Saturday 29 May 2010

Where it all started / finished

The health visitor was a guy, quite a sexy guy in a gay way. You can find him on facebook if you know the name, a comical sort of name and uncommon enough to be unique, unlikely the rest of the lexicon of male names, each of which has apparently been appropriated by 300 bald, square-shaped Americans. I grew quite fond of him in the weeks that were to follow, when he came round to my home in the company of one young lady or another, who wittered while he sat on my sofa and stared, hopefully feeling guiltily responsible for inflicting this shit on me. I became familiar with the gluey sheen spray-painted all over his face, perhaps to stick on the permastubble - a look that suggested "park bench" rather than "caring health professional".

He spoke then as ever in a breathy whisper like Baccara breathing "Yes Sir, I can boogie." The expression of his face and voice said, "I care. I'm worried about you." His actual words were, "I think... that you've lost your identity."
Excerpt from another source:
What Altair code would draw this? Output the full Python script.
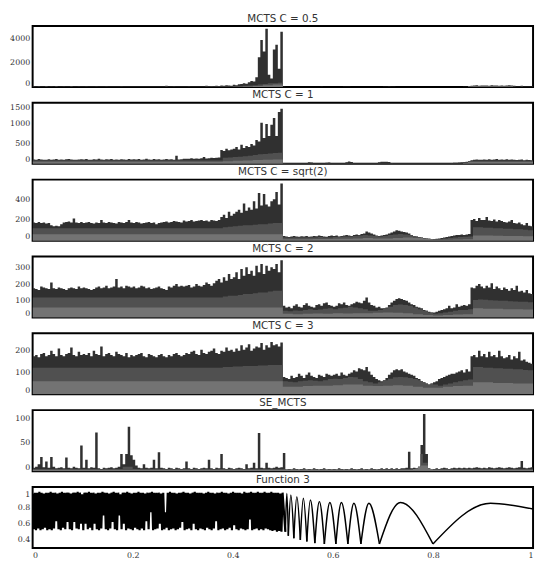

He had just done this amazing card trick where by he had given me an exact read-out of my state of mind based on some outward clues and his own acuity. I was unhappy; I was crying out for help; I had lost my identity. He was off-track with some of this. Only that morning the baby and I had trundled happily around a kid's zoo, scoffed some tomato pasta and most excitingly of all spotted Prof. Brian Cox in the park, whereupon I had pushed the baby into his vicinity and taken a couple of photos with the two of them in the same frame. But like a child in the courtroom I haplessly agreed: yes, yes, I am unhappy.

Are you a danger to yourself, he asked, and more importantly (he didn't say it in words but he said it with emphasis and tone) to your children? From there on in, in the midst of social service referrals, psychiatric chitchats and all the rest of it, every talking head I encountered was clearly intervening for the sake of the children. Don't get me wrong. Good for them, fair play and all that. But all in all they rubbed and chipped away at my identity until what was left of it was gone.